Conventionally, a motor driven, variable displacement, axial piston, hydraulic pump drives a hydraulic device such as a motor or cylinder to operate some type of machine. During the operation of the machine its power requirements may vary widely depending upon the work it is doing. Consequently, the power output of the hydraulic pump which drives it also may vary extensively. Often the power output of the hydraulic pump will be limited only when the pressure of the working fluid at the output port of the pump exceeds a set maximum. For example, a pressure compensated, axial piston, hydraulic pump commonly utilizes a pressure compensating control device which reduces the displacement of the pump when the pressure of the working fluid at the pump outlet port exceeds the pressure setting of the compensating mechanism. Because this device responds only to a set maximum pressure for working pressure fluid at a pump outlet, and works independently of pump displacement, the power output of the pump may vary widely. Thus, the pressure compensating mechanism does not serve to limit the amount of power a pump may absorb.

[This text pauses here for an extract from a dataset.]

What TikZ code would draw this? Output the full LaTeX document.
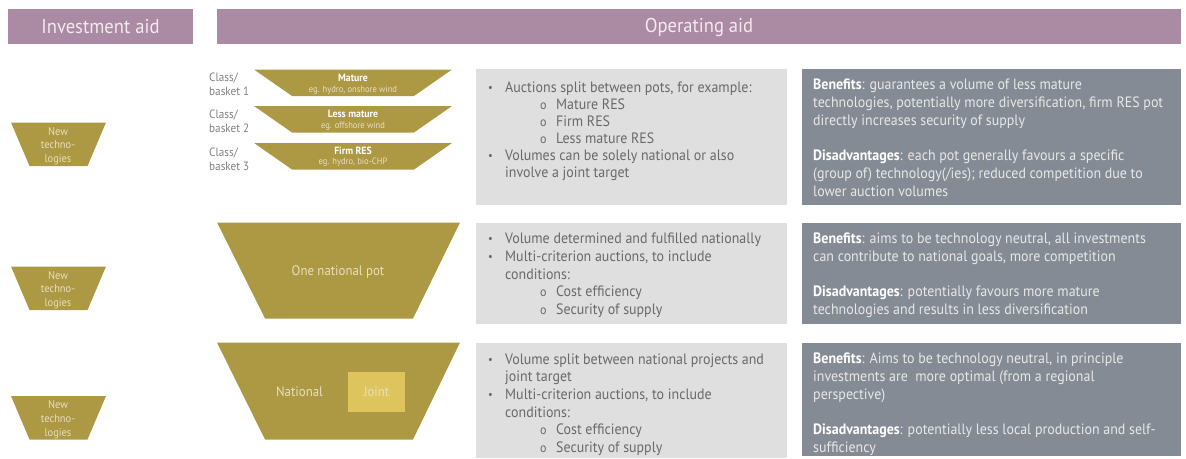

In some instances, a hydraulic device may demand more power than the motor or prime mover driving it is capable of delivering. This may occur whether the prime mover is driving a single hydraulic device or multiple hydraulic devices. When the hydraulic system absorbs more power than the prime mover is capable of delivering, the prime mover becomes overloaded. If the prime mover is a gasoline or diesel engine, the device may stall. If the prime mover is an electric motor, the electric motor may experience a premature failure. Consequently, it has been found desirable to limit the amount of input horsepower which a hydraulic device such as a variable displacement, axial piston pump may absorb.

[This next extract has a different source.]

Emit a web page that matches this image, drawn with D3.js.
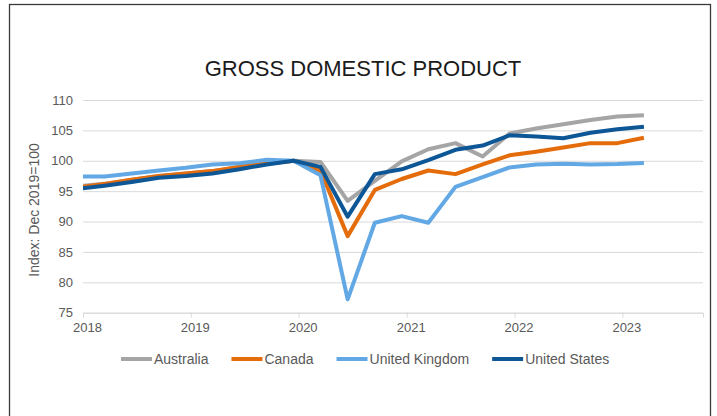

Pump horsepower may be determined by multiplying a constant by the flow rate and the pressure of the working fluid output by the pump. One type of power limited device which limits the horsepower output of a variable displacement, axial piston pump to a constant set power may be seen in U.S. Pat. No. 5,183,393 to Schaffner. This device looks at the flow rate and the pressure of the working pressure fluid in the pump outlet. As flow rate changes the pressure setting of a compensator mechanism adjusts to maintain a constant power setting.
It has been found desirable for some applications to provide an easily adjustable displacement control which may be set manually, hydraulically or electro hydraulically from a remote location. The torque limiter device of the instant invention may be adapted easily to act as such a displacement control.